I knew that football is THE sport of Latinamerica but only today I got to experience its significant importance firsthand. Sport is indeed powerful enough to create unique sense of community, of consent. It literally makes people either cry or cheer ( or going crazy ).
Costa Rica - more or less to everyone's surprise won its second match in a row today. Consequently, with this victory, they have qualified themselves for the next round of the world cup. The game was aired on television 10am the local time. People were glued to their TVs for 90 minutes until they were relieved by a 1:0 victory. The patriotism and joy were omni-present even hours after the game. People were celebrating proudly and loudly in the streets, accompanied by a concert of honking cars, vuvuzelas (remember 2010?) and drums.












Donnerstag, 19. Juni 2014

Rio Sarapiqui

I apologize a thousand times for not making an earlier update but there has a lot been going on            ( which means consequently a LOT to talk about! ). Additionally I had some minor and major problems with my Internet connection ( I have not the slightest idea why it didn't upload my post about Braulio Carrillo).

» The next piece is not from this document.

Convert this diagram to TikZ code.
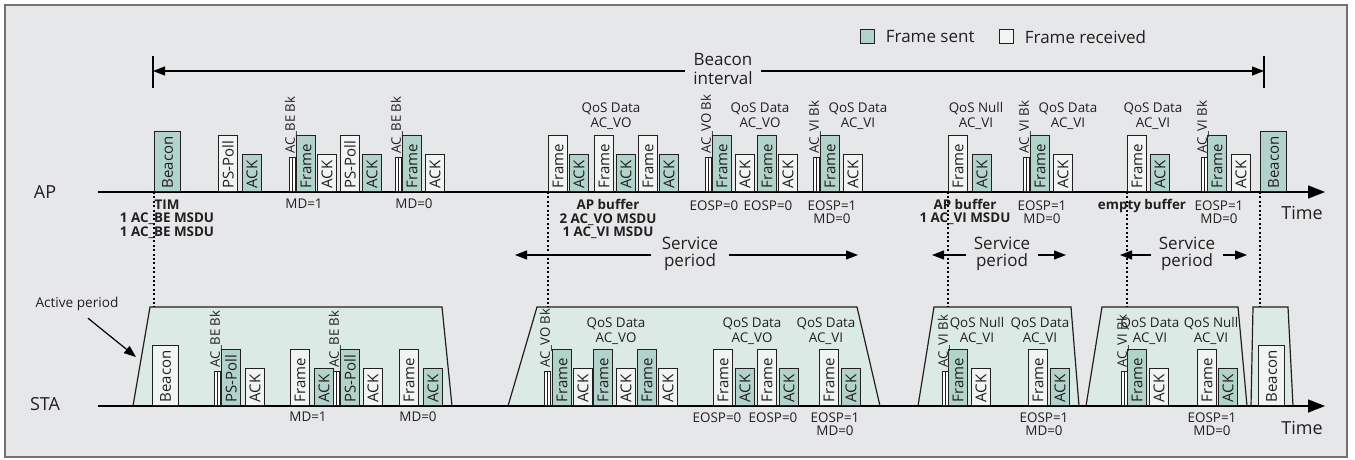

Moving on to the interesting and informative part...

Numerous rivers determine Costa Ricas landscape ( almost no lakes ). One that runs north-south is Rio Sarapiqui which means it is one possible route to Nicaragua. 
Best starting point to explore the river's wildlife is the cozy town of Puerto Viejo de Sarapiqui. Very traditional indeed and in the middle of nowhere. For the boat trip I was sadly overcharged ( I was told it would last 2 hours, well in reality it was only one). Nonetheless I was lucky to spot a wide spectrum of animals, ranging from birds over mammals to reptiles. The river itself is like a brown muddy broth. But important for the people living on its banks who mainly make a living by growing bananas and other crops.






This furry bundle is a two-figered sloth high up in the trees

A howler monkey

Bats-asleep

A basilisk


Huh? Did you identify this mini-alligator?